Fred Wilson (b. 1954) is an artist of African-American, Native American and Caribbean descent who represented the United States at the 2003 Venice Biennale, and who has received numerous honors, including awards from the National Endowment for the Arts and the MacArthur Foundation (1999). He is best known for his interventions into museum exhibition practice. Using the same design techniques as those of the museum, Wilson rearranges existing collections by including neglected objects within traditional displays to subvert established narratives.
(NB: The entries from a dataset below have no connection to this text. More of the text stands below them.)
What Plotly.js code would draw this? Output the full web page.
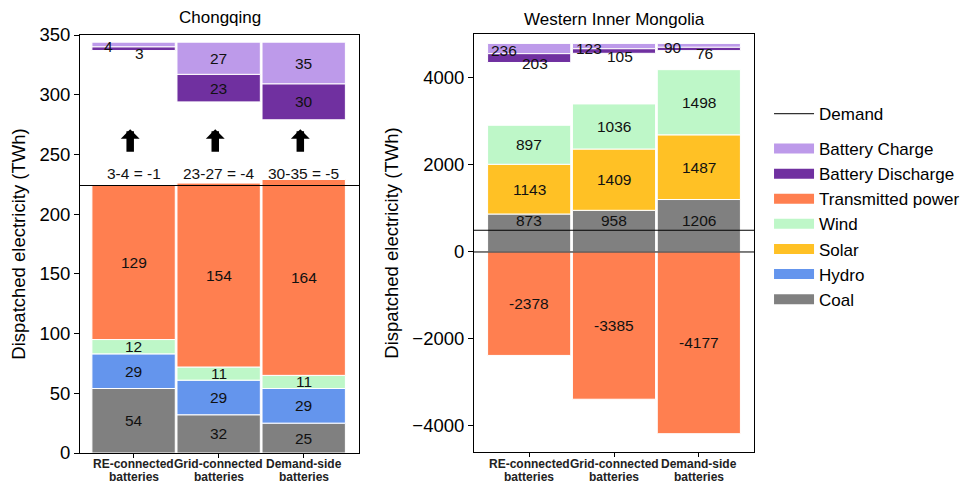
<!DOCTYPE html>
<html>
<head>
<meta charset="utf-8">
<script src="https://cdn.plot.ly/plotly-3.0.1.min.js"></script>
<style>
  html, body { margin: 0; padding: 0; background: #fff; }
  #chart { width: 971px; height: 484px; }
</style>
</head>
<body>
<div id="chart"></div>
<script>
// Battery placement scenarios (x categories, two lines each)
const categories = [['RE-connected', 'batteries'], ['Grid-connected', 'batteries'], ['Demand-side', 'batteries']];

// Chongqing, dispatched electricity (TWh)
const cqCoal = [54, 32, 25];
const cqHydro = [29, 29, 29];
const cqWind = [12, 11, 11];
const cqTransmitted = [129, 154, 164];
const cqCharge = [4, 27, 35];
const cqDischarge = [3, 23, 30];
const cqDemand = 224;

// Western Inner Mongolia, dispatched electricity (TWh)
const imCoal = [873, 958, 1206];
const imSolar = [1143, 1409, 1487];
const imWind = [897, 1036, 1498];
const imTransmitted = [-2378, -3385, -4177];
const imCharge = [236, 123, 90];
const imDischarge = [203, 105, 76];
const imDemand = 500;

const COLORS = {
  charge: '#BD9AEA',
  discharge: '#7030A0',
  transmitted: '#FF7F50',
  wind: '#BEF7C8',
  solar: '#FFC125',
  hydro: '#6495ED',
  coal: '#808080'
};

const FONT = 'Liberation Sans, Arial, Helvetica, sans-serif';
const xs = categories.map((_, i) => i);
const traces = [];
const annotations = [];
const shapes = [];

function add(arr, other) { return arr.map((v, i) => v + other[i]); }

// one stacked segment per category, drawn from explicit bases
function segment(panel, values, bases, color, labelMode) {
  traces.push({
    type: 'bar', x: xs, y: values, base: bases,
    xaxis: panel.xa, yaxis: panel.ya, width: 0.98,
    marker: { color: color, line: { color: '#ffffff', width: 1 } },
    showlegend: false, hoverinfo: 'skip'
  });
  const span = panel.range[1] - panel.range[0];
  values.forEach((v, i) => {
    if (!v) return;
    const mid = bases[i] + v / 2;
    const ann = {
      xref: panel.xa, yref: panel.ya, x: i, y: mid, text: String(v),
      showarrow: false, font: { family: FONT, size: 15.5, color: '#111' }
    };
    if (labelMode && Math.abs(v) < 0.05 * span) {
      // thin battery bars: labels pushed aside
      if (labelMode === 'charge') { ann.x = i - 0.3; ann.yshift = -2; }
      else { ann.x = i + 0.07; ann.yshift = -5; }
    } else if (!labelMode && Math.abs(mid - panel.demand) < 0.08 * span) {
      // keep label clear of the demand line
      ann.y = panel.demand; ann.yshift = 10;
    }
    annotations.push(ann);
  });
}

function battery(panel, charge, discharge) {
  const chargeBase = charge.map(c => panel.batteryTop - c);
  const dischargeBase = chargeBase.map((b, i) => b - discharge[i]);
  segment(panel, charge, chargeBase, COLORS.charge, 'charge');
  segment(panel, discharge, dischargeBase, COLORS.discharge, 'discharge');
}

function demandLine(panel) {
  shapes.push({
    type: 'line', xref: panel.xa + ' domain', yref: panel.ya,
    x0: 0, x1: 1, y0: panel.demand, y1: panel.demand,
    line: { color: '#000', width: 1.2 }, layer: 'above'
  });
}

// category labels under each panel, set tight in two lines
function categoryLabels(panel) {
  categories.forEach((lines, i) => {
    lines.forEach((line, k) => {
      annotations.push({
        xref: panel.xa, yref: 'paper', x: i, y: 1 - (464 + 12.5 * k) / 484, yanchor: 'middle',
        text: '<b>' + line + '</b>', showarrow: false, borderpad: 0,
        font: { family: FONT, size: 12, color: '#222' }
      });
    });
  });
}

const cq = { xa: 'x', ya: 'y', range: [0, 350], demand: cqDemand, batteryTop: 344 };
const im = { xa: 'x2', ya: 'y2', range: [-4598, 5011], demand: imDemand, batteryTop: 4795 };

// Chongqing stack: coal, hydro, wind, transmitted power
const zeros = [0, 0, 0];
segment(cq, cqCoal, zeros, COLORS.coal);
segment(cq, cqHydro, cqCoal, COLORS.hydro);
const cqBelowWind = add(cqCoal, cqHydro);
segment(cq, cqWind, cqBelowWind, COLORS.wind);
segment(cq, cqTransmitted, add(cqBelowWind, cqWind), COLORS.transmitted);
battery(cq, cqCharge, cqDischarge);
demandLine(cq);
categoryLabels(cq);

// net battery balance and the arrows above the demand line
cqCharge.forEach((c, i) => {
  const d = cqDischarge[i];
  annotations.push({
    xref: 'x', yref: 'y', x: i, y: cqDemand, yshift: 12,
    text: d + '-' + c + ' = ' + (d - c), showarrow: false,
    font: { family: FONT, size: 15.5, color: '#111' }
  });
  annotations.push({
    xref: 'x', yref: 'y', axref: 'x', ayref: 'y',
    x: i - 0.04, y: cqDemand + 47, ax: i - 0.04, ay: cqDemand + 27,
    text: '', showarrow: true, arrowhead: 1, arrowsize: 0.42,
    arrowwidth: 7.5, arrowcolor: '#000'
  });
});

// Western Inner Mongolia stack: coal, solar, wind; exports below zero
segment(im, imCoal, zeros, COLORS.coal);
segment(im, imSolar, imCoal, COLORS.solar);
segment(im, imWind, add(imCoal, imSolar), COLORS.wind);
segment(im, imTransmitted, zeros, COLORS.transmitted);
battery(im, imCharge, imDischarge);
demandLine(im);
categoryLabels(im);
shapes.push({
  type: 'line', xref: 'x2 domain', yref: 'y2', x0: 0, x1: 1, y0: 0, y1: 0,
  line: { color: '#000', width: 1 }, layer: 'above'
});

// legend entries
traces.push({
  type: 'scatter', mode: 'lines', x: [null], y: [null], name: 'Demand',
  line: { color: '#333', width: 1.2 }, legend: 'legend', hoverinfo: 'skip'
});
[['Battery Charge', COLORS.charge], ['Battery Discharge', COLORS.discharge],
 ['Transmitted power', COLORS.transmitted], ['Wind', COLORS.wind],
 ['Solar', COLORS.solar], ['Hydro', COLORS.hydro], ['Coal', COLORS.coal]
].forEach(([name, color]) => {
  traces.push({
    type: 'scatter', mode: 'lines', x: [null], y: [null], name: name,
    line: { color: color, width: 10 }, legend: 'legend2', hoverinfo: 'skip'
  });
});

// subplot titles
annotations.push({
  xref: 'x domain', yref: 'paper', x: 0.5, y: 1 - 18 / 484, yanchor: 'middle',
  text: 'Chongqing', showarrow: false, font: { family: FONT, size: 17, color: '#000' }
});
annotations.push({
  xref: 'x2 domain', yref: 'paper', x: 0.5, y: 1 - 20 / 484, yanchor: 'middle',
  text: 'Western Inner Mongolia', showarrow: false, font: { family: FONT, size: 17, color: '#000' }
});

const xBase = {
  tickvals: xs, showticklabels: false, ticks: 'outside', ticklen: 4, tickcolor: '#000',
  showline: true, mirror: true, linecolor: '#000', linewidth: 1,
  showgrid: false, zeroline: false, fixedrange: true
};
const yBase = {
  ticks: 'outside', ticklen: 5, tickcolor: '#000',
  showline: true, mirror: true, linecolor: '#000', linewidth: 1,
  showgrid: false, zeroline: false, fixedrange: true,
  tickfont: { family: FONT, size: 18.5, color: '#000' },
  title: { text: 'Dispatched electricity (TWh)', font: { family: FONT, size: 18.5, color: '#000' }, standoff: 8 }
};

const layout = {
  width: 971, height: 484,
  margin: { l: 0, r: 0, t: 0, b: 0 },
  paper_bgcolor: '#fff', plot_bgcolor: '#fff',
  barmode: 'overlay',
  font: { family: FONT, color: '#000' },
  xaxis: Object.assign({}, xBase, { domain: [80 / 971, 359 / 971], range: [-0.63, 2.65], anchor: 'y' }),
  yaxis: Object.assign({}, yBase, { domain: [1 - 453 / 484, 1 - 35 / 484], range: cq.range, dtick: 50, anchor: 'x' }),
  xaxis2: Object.assign({}, xBase, { domain: [474 / 971, 754 / 971], range: [-0.65, 2.65], anchor: 'y2' }),
  yaxis2: Object.assign({}, yBase, { domain: [1 - 452 / 484, 1 - 34 / 484], range: im.range,
    tickvals: [-4000, -2000, 0, 2000, 4000], anchor: 'x2' }),
  legend: {
    x: 0.792, xanchor: 'left', y: 1 - 114 / 484, yanchor: 'middle',
    font: { family: FONT, size: 17, color: '#000' }, itemwidth: 40, bgcolor: 'rgba(0,0,0,0)'
  },
  legend2: {
    x: 0.792, xanchor: 'left', y: 1 - 131 / 484, yanchor: 'top',
    font: { family: FONT, size: 17, color: '#000' }, itemwidth: 40, bgcolor: 'rgba(0,0,0,0)'
  },
  annotations: annotations,
  shapes: shapes
};

Plotly.newPlot('chart', traces, layout, { displayModeBar: false, staticPlot: true });
</script>
</body>
</html>
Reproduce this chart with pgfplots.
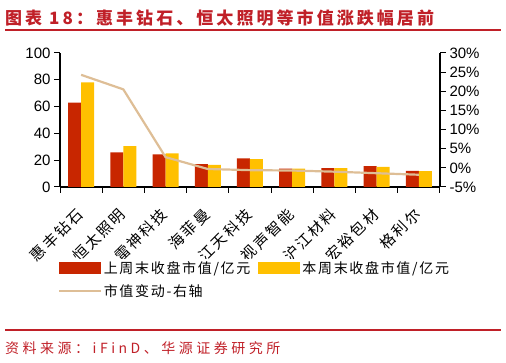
\documentclass[border=0pt]{standalone}
\usepackage{fontspec}
\setmainfont{Liberation Sans}
\newfontfamily\cjk{Noto Sans CJK SC}
\newfontfamily\cjktitle[LetterSpace=18]{Noto Sans CJK SC}
\newfontfamily\cjkleg[LetterSpace=12]{Noto Sans CJK SC}
\newfontfamily\cjklab[LetterSpace=15]{Noto Sans CJK SC}
\newfontfamily\cjksrc[LetterSpace=25]{Noto Sans CJK SC}
\usepackage{pgfplots}
\usepackage{pgfplotstable}
\pgfplotsset{compat=1.18}
\definecolor{barred}{RGB}{200,38,0}
\definecolor{baryel}{RGB}{255,192,0}
\definecolor{linetan}{RGB}{222,190,150}
\definecolor{titlered}{RGB}{192,32,40}
\pgfplotstableread{
x last this chg
0 63 78 24.3
1 25.8 30.5 20.5
2 24.3 25 2.8
3 17 16.5 -0.3
4 21.3 20.8 -0.6
5 13.8 13.8 -0.7
6 14 14 -1.0
7 15.5 15 -1.4
8 12 11.8 -1.8
}\data
\begin{document}
\begin{tikzpicture}
\path[use as bounding box] (0pt,0pt) rectangle (506pt,363pt);
\node[anchor=west, text=titlered, font=\cjktitle\bfseries\fontsize{17}{17}\selectfont, inner sep=0pt] at (5pt,345pt) {图表 18：惠丰钻石、恒太照明等市值涨跌幅居前};
\draw[titlered, line width=1.5pt] (5pt,333pt) -- (501pt,333pt);
\begin{axis}[at={(60pt,176pt)}, anchor=south west, width=380pt, height=134pt, scale only axis,
  ybar=0pt, bar width=13pt, xmin=-0.5, xmax=8.5, ymin=0, ymax=100, ytick={0,20,...,100},
  xtick={0,...,8}, xticklabels={惠丰钻石,恒太照明,雷神科技,海菲曼,江天科技,视声智能,沪江材料,宏裕包材,格利尔},
  minor xtick={-0.5,0.5,...,8.5},
  axis x line*=bottom, axis y line*=left, axis line style={-, line width=1.2pt, black},
  tick align=outside, major tick length=6pt, minor tick length=6pt,
  tick style={black, line width=1pt},
  major x tick style={draw=none},
  xticklabel shift=12pt,
  x tick label style={xshift=-6pt, rotate=45, anchor=north east, font=\cjklab\fontsize{15}{15}\selectfont, inner sep=1pt},
  y tick label style={font=\fontsize{15}{15}\selectfont},
  /pgf/number format/assume math mode=true,
  legend columns=2, legend cell align=left,
  legend style={at={(-0.005,-0.537)}, anchor=north west, draw=none, inner sep=0pt, row sep=6pt,
    font=\cjkleg\fontsize{14}{14}\selectfont,
    /tikz/every even column/.append style={column sep=6pt}},
]
\addplot[fill=barred, draw=none, legend image code/.code={\fill[barred] (0pt,-6pt) rectangle (42pt,6pt);}] table[x=x,y=last]{\data};
\addlegendentry{上周末收盘市值/亿元}
\addplot[fill=baryel, draw=none, legend image code/.code={\fill[baryel] (0pt,-6pt) rectangle (42pt,6pt);}] table[x=x,y=this]{\data};
\addlegendentry{本周末收盘市值/亿元}
\addlegendimage{linetan, line width=1.5pt, legend image code/.code={\draw[linetan, line width=1.5pt] (0pt,0pt) -- (42pt,0pt);}}
\addlegendentry{市值变动-右轴}
\end{axis}
\begin{axis}[at={(60pt,176pt)}, anchor=south west, width=380pt, height=134pt, scale only axis,
  xmin=-0.5, xmax=8.5, ymin=-5, ymax=30, ytick={-5,0,...,30},
  axis y line*=right, hide x axis, axis line style={-, line width=1.2pt, black},
  tick align=outside, major tick length=6pt, tick style={black, line width=1pt},
  yticklabel={\pgfmathprintnumber{\tick}\%},
  y tick label style={font=\fontsize{15}{15}\selectfont},
  /pgf/number format/assume math mode=true,
]
\addplot[linetan, line width=2.2pt] table[x=x,y=chg]{\data};
\end{axis}
\draw[titlered, line width=1.5pt] (5pt,33pt) -- (501pt,33pt);
\node[anchor=west, text=titlered, font=\cjksrc\fontsize{14}{14}\selectfont, inner sep=0pt] at (5pt,15pt) {资料来源：iFinD、华源证券研究所};
\end{tikzpicture}
\end{document}
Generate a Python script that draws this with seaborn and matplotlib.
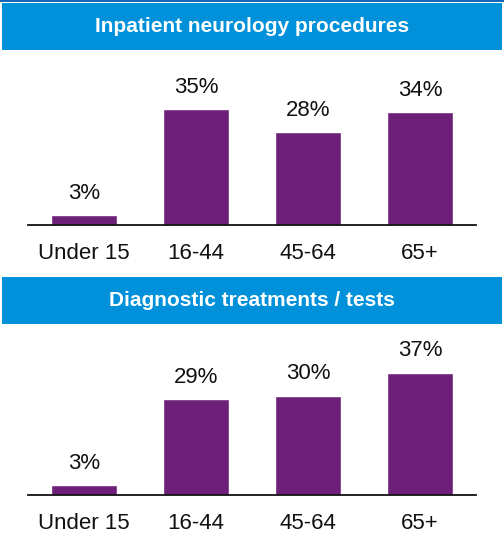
import pandas as pd
import matplotlib.pyplot as plt
import seaborn as sns
from matplotlib.patches import Rectangle

# Age groups and the share (%) of each group in the two charts
age_groups = ['Under 15', '16-44', '45-64', '65+']
procedures = [3, 35, 28, 34]
diagnostics = [3, 29, 30, 37]
titles = ['Inpatient neurology procedures', 'Diagnostic treatments / tests']

purple = '#6d2077'
blue = '#0091da'

sns.set_theme(style='white')
plt.rcParams['font.family'] = ['Liberation Sans', 'DejaVu Sans']

W, H = 504, 540
fig = plt.figure(figsize=(W / 100, H / 100), dpi=100)


def px_box(x0, y0, x1, y1):
    # pixel box (top-left origin) -> figure fraction [left, bottom, width, height]
    return [x0 / W, 1 - y1 / H, (x1 - x0) / W, (y1 - y0) / H]


# thin dark line at the very top
fig.add_artist(Rectangle((0, 1 - 2 / H), 1, 2 / H, transform=fig.transFigure,
                         color='#1566b5', lw=0))

# blue title banners
banners = [(3, 50), (277, 324)]
for (y0, y1), title in zip(banners, titles):
    l, b, w, h = px_box(2, y0, 502, y1)
    fig.add_artist(Rectangle((l, b), w, h, transform=fig.transFigure,
                             color=blue, lw=0))
    fig.text(0.5, b + h / 2, title, ha='center', va='center',
             color='white', fontsize=15, fontweight='bold')

px_per_pct = 3.31
panels = [(procedures, 55, 225), (diagnostics, 327, 495)]

for values, top, base in panels:
    ax = fig.add_axes(px_box(28, top, 476, base))
    df = pd.DataFrame({'age': age_groups, 'pct': values})
    sns.barplot(data=df, x='age', y='pct', color=purple, saturation=1,
                width=0.59, ax=ax)
    ax.set_xlim(-0.5, 3.5)
    ax.set_ylim(0, (base - top) / px_per_pct)
    for i, v in enumerate(values):
        ax.text(i, v + 3.4, f'{v}%', ha='center', va='bottom',
                fontsize=16, color='#111111')
    ax.set_xlabel('')
    ax.set_ylabel('')
    ax.set_yticks([])
    ax.tick_params(axis='x', length=0, pad=13, labelsize=16,
                   labelcolor='#111111')
    for s in ['top', 'left', 'right']:
        ax.spines[s].set_visible(False)
    ax.spines['bottom'].set_color('#111111')
    ax.spines['bottom'].set_linewidth(1.3)
    ax.patch.set_alpha(0)

fig.savefig('out.png', dpi=100)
For example, in one well-known work entitled Cabinetmaking 1820-1960, part of Wilson’s landmark re-installation of the Maryland Historical Society, Mining the Museum (1992), the unlikely whipping post from a local jail was placed facing four elegant nineteenth-century parlor chairs.

As an artist and scholar who has been at the forefront of museological engagement with the objects of slavery and visual display of the “hidden” past, we are privileged to have Wilson give the keynote address to this conference and are excited about the exhibition he, with the aid of students from Northwestern University, will work on at the Institute of Jamaica (IOJ) in the summer of 2007.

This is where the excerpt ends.